- **SUPPLIED RECORDS**:
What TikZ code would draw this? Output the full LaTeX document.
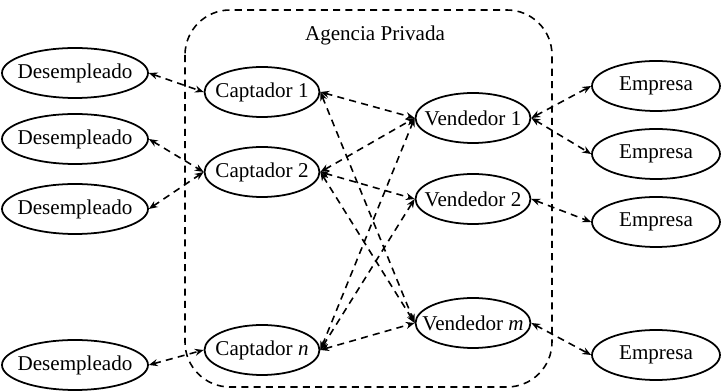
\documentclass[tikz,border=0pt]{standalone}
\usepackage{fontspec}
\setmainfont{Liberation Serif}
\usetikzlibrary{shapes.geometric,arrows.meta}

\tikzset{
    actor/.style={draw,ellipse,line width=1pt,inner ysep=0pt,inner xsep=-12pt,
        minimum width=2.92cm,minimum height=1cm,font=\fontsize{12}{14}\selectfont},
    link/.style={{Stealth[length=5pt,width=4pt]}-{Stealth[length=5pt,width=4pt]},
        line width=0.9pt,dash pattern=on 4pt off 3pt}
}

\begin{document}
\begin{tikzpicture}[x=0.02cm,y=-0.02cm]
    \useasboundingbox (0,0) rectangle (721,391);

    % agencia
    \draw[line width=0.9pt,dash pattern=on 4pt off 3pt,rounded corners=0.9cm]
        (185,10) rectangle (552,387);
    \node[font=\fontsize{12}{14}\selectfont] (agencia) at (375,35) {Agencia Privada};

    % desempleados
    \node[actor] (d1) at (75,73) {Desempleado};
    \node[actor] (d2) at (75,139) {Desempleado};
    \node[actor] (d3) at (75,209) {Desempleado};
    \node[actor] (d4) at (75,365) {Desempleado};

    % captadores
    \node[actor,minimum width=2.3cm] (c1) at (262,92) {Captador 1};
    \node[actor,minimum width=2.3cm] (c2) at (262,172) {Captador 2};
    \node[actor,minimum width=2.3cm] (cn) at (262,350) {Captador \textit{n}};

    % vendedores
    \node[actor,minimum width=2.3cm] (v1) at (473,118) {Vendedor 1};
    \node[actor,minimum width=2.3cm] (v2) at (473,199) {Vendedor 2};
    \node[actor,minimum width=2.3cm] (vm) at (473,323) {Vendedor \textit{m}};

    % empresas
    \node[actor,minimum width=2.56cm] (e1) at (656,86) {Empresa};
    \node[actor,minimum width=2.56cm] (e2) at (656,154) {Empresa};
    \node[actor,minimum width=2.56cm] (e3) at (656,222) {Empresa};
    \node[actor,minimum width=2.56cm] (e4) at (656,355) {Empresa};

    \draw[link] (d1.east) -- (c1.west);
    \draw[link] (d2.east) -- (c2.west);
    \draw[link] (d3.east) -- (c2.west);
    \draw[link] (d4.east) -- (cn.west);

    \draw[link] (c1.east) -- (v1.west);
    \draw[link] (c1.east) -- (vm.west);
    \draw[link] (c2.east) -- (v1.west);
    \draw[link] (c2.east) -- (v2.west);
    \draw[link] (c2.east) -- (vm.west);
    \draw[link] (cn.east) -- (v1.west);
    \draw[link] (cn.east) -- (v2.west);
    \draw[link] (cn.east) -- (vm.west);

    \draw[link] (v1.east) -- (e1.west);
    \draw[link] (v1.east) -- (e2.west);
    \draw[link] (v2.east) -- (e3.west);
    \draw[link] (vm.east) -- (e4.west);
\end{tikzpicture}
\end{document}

...

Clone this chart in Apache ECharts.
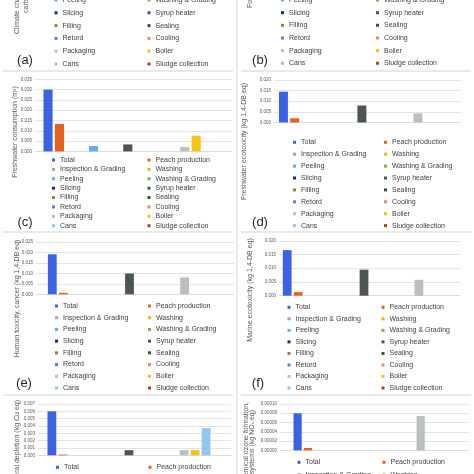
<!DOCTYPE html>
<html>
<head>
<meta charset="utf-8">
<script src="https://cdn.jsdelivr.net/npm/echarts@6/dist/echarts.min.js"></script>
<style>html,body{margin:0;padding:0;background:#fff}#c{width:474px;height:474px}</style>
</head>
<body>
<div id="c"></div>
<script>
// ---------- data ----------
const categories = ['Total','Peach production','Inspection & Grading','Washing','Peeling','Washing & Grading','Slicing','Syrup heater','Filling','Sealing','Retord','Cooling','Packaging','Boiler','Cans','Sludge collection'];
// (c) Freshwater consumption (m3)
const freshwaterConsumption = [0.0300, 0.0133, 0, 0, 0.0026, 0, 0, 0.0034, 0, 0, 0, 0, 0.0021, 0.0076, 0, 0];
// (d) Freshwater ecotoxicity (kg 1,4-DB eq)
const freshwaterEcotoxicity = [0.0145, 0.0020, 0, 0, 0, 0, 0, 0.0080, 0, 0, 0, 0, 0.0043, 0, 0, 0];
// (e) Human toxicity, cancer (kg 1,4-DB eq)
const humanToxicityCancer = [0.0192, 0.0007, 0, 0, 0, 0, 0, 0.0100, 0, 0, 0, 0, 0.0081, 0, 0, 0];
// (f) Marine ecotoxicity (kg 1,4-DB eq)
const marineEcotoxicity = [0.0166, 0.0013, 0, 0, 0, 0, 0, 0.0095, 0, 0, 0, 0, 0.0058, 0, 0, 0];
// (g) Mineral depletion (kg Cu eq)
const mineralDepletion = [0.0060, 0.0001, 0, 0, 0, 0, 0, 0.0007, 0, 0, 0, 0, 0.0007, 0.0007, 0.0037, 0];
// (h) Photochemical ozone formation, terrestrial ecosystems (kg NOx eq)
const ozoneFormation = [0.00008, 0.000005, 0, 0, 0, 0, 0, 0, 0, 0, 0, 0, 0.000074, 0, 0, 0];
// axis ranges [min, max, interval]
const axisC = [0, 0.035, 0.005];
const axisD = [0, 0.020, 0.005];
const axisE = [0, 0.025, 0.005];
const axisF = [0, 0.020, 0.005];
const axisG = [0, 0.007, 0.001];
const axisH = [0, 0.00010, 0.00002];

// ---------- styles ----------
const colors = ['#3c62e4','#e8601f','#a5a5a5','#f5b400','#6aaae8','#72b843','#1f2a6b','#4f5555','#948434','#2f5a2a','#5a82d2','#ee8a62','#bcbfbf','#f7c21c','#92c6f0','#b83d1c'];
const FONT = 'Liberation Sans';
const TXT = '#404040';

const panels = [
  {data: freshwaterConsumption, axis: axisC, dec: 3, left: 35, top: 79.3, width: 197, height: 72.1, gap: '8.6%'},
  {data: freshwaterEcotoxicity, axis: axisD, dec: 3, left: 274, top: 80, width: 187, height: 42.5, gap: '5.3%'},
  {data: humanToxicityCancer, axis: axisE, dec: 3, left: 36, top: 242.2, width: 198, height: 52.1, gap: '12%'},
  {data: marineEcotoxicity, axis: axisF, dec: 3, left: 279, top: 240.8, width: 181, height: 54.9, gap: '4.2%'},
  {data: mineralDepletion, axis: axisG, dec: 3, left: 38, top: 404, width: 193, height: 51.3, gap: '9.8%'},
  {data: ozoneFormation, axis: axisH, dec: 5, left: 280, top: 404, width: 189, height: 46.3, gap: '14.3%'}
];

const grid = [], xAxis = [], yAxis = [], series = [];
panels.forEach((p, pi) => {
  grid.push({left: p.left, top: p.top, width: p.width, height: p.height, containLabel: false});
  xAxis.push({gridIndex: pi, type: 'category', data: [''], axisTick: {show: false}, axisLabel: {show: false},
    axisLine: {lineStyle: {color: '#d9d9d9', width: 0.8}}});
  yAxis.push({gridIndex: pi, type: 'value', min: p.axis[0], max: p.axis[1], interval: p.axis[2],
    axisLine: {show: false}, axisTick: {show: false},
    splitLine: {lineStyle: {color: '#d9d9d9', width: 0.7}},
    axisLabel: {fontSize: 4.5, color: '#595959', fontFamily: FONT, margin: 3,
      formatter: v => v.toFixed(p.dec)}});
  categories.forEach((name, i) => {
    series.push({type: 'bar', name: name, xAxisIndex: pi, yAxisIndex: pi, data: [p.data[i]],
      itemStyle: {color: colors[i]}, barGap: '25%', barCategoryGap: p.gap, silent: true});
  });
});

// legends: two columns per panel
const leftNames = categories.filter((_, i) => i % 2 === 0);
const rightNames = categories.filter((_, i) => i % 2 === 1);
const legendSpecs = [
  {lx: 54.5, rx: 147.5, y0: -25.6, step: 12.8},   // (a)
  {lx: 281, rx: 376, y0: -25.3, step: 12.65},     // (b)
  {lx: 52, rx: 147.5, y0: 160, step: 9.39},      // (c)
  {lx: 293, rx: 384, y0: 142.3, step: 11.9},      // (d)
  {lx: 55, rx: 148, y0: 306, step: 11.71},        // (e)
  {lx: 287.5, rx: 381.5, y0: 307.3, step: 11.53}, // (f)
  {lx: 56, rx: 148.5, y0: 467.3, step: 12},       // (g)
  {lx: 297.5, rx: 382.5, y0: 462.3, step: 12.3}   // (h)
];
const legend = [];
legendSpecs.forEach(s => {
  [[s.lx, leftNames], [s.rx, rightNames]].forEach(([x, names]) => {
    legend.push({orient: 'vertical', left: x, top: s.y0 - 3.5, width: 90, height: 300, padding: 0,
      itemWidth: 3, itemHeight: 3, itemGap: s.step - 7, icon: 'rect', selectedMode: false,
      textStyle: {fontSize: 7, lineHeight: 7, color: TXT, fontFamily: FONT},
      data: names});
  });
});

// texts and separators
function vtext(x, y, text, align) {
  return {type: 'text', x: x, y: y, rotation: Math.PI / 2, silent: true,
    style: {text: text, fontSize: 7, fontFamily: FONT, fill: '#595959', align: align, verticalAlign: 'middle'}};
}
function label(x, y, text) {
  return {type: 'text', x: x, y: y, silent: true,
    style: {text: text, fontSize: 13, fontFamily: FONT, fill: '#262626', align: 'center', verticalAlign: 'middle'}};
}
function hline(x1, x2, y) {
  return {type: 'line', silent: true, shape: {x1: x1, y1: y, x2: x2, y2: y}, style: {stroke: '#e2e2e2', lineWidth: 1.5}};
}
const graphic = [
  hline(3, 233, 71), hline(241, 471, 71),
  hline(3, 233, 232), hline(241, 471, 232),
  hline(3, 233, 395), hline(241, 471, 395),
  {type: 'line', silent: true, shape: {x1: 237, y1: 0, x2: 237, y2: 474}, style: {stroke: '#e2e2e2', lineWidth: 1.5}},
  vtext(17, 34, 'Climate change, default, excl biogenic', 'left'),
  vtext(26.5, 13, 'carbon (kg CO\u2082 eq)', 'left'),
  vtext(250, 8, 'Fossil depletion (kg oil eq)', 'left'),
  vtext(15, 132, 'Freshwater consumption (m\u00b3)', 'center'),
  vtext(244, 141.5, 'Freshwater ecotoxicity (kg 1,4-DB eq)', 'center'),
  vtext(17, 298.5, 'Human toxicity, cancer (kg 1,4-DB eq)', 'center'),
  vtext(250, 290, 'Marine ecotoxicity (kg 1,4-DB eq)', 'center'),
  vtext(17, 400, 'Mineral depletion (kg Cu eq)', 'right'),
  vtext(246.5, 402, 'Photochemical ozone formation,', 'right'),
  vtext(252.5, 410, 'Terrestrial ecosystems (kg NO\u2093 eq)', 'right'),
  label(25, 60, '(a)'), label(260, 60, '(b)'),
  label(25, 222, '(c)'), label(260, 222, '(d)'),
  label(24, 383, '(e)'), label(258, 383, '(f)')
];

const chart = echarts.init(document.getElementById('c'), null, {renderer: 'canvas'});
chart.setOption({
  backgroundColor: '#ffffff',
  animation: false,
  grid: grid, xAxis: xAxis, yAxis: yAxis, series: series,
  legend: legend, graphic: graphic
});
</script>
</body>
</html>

* * *

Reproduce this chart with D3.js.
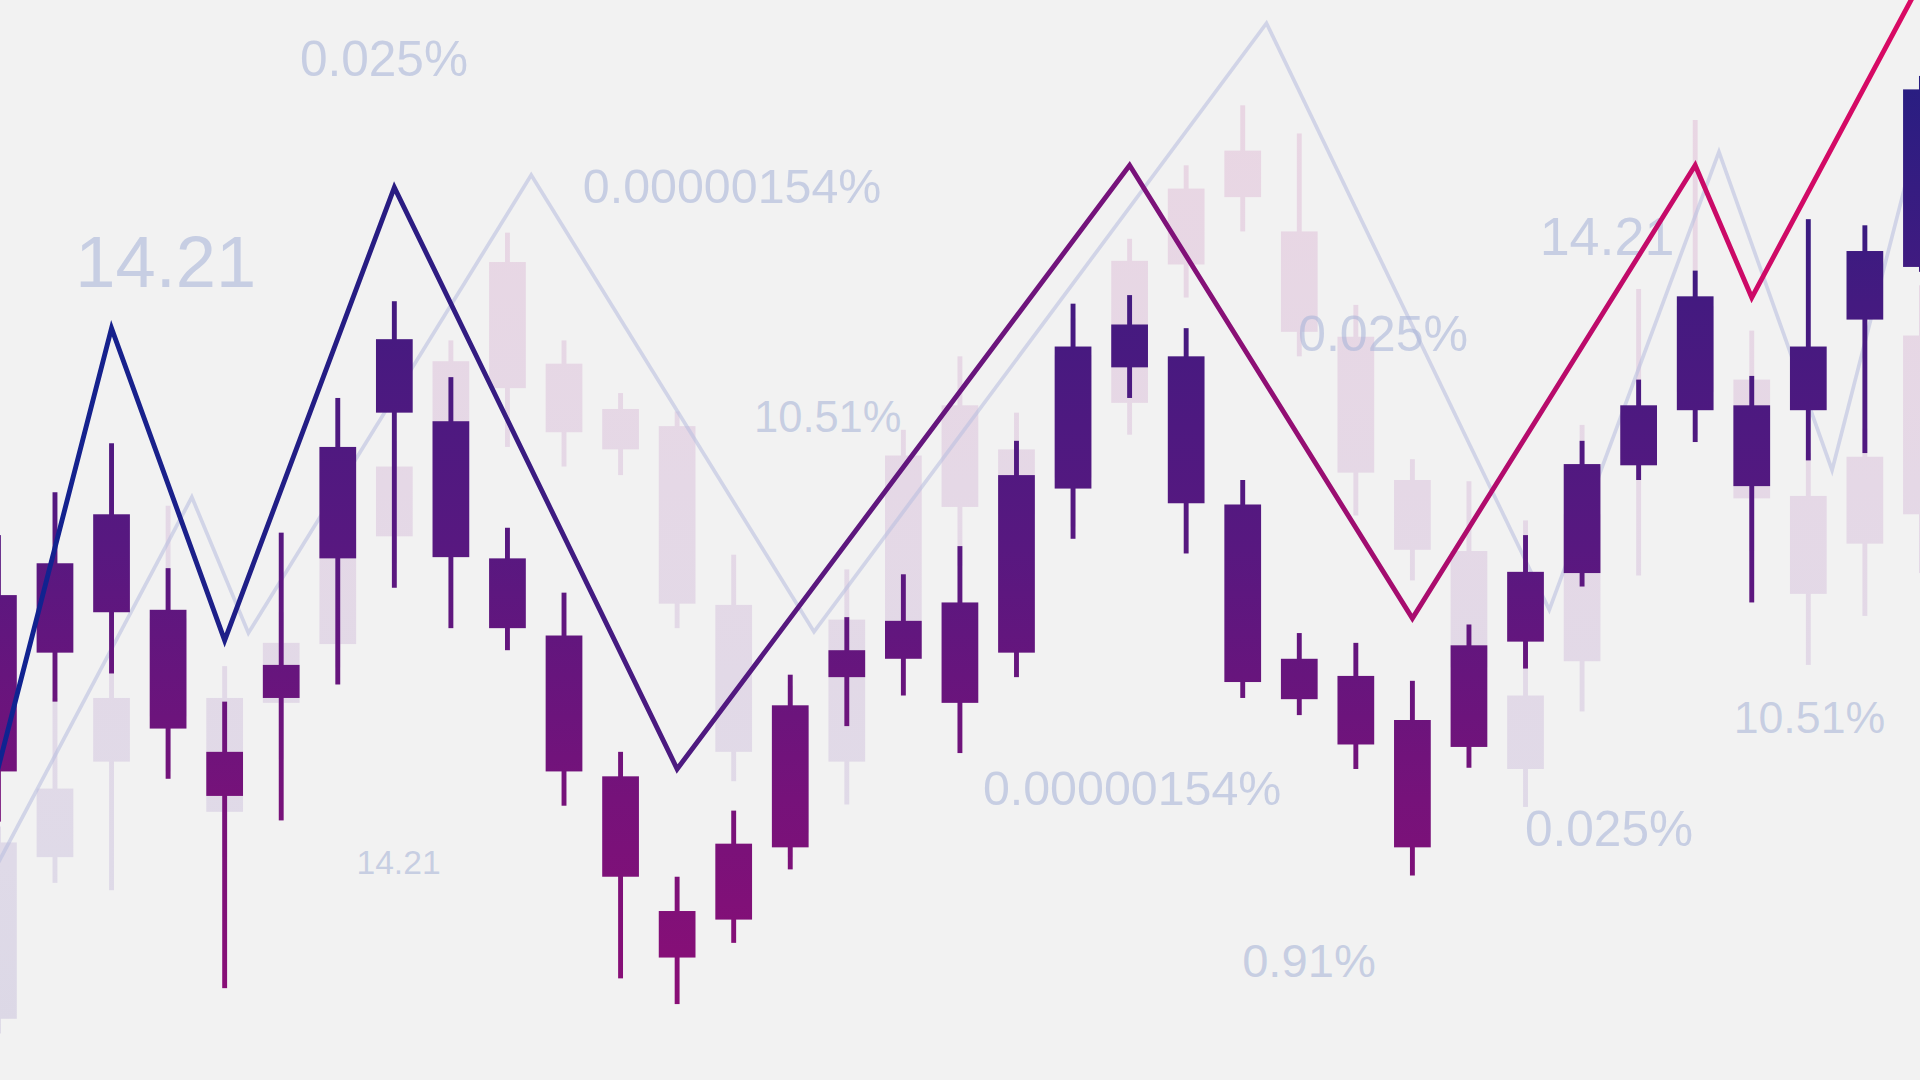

- **DIRECTIONS FOR THIS TASK**: Reproduce the data above exactly, but only the lines from the one showing "What TikZ code" through the one showing "width=2.3cm] (vm) at", with both ends kept and the pictures left out.

- **WRITTEN REPLY**:
What TikZ code would draw this? Output the full LaTeX document.
\documentclass[tikz,border=0pt]{standalone}
\usepackage{fontspec}
\setmainfont{Liberation Serif}
\usetikzlibrary{shapes.geometric,arrows.meta}

\tikzset{
    actor/.style={draw,ellipse,line width=1pt,inner ysep=0pt,inner xsep=-12pt,
        minimum width=2.92cm,minimum height=1cm,font=\fontsize{12}{14}\selectfont},
    link/.style={{Stealth[length=5pt,width=4pt]}-{Stealth[length=5pt,width=4pt]},
        line width=0.9pt,dash pattern=on 4pt off 3pt}
}

\begin{document}
\begin{tikzpicture}[x=0.02cm,y=-0.02cm]
    \useasboundingbox (0,0) rectangle (721,391);

    % agencia
    \draw[line width=0.9pt,dash pattern=on 4pt off 3pt,rounded corners=0.9cm]
        (185,10) rectangle (552,387);
    \node[font=\fontsize{12}{14}\selectfont] (agencia) at (375,35) {Agencia Privada};

    % desempleados
    \node[actor] (d1) at (75,73) {Desempleado};
    \node[actor] (d2) at (75,139) {Desempleado};
    \node[actor] (d3) at (75,209) {Desempleado};
    \node[actor] (d4) at (75,365) {Desempleado};

    % captadores
    \node[actor,minimum width=2.3cm] (c1) at (262,92) {Captador 1};
    \node[actor,minimum width=2.3cm] (c2) at (262,172) {Captador 2};
    \node[actor,minimum width=2.3cm] (cn) at (262,350) {Captador \textit{n}};

    % vendedores
    \node[actor,minimum width=2.3cm] (v1) at (473,118) {Vendedor 1};
    \node[actor,minimum width=2.3cm] (v2) at (473,199) {Vendedor 2};
    \node[actor,minimum width=2.3cm] (vm) at (473,323) {Vendedor \textit{m}};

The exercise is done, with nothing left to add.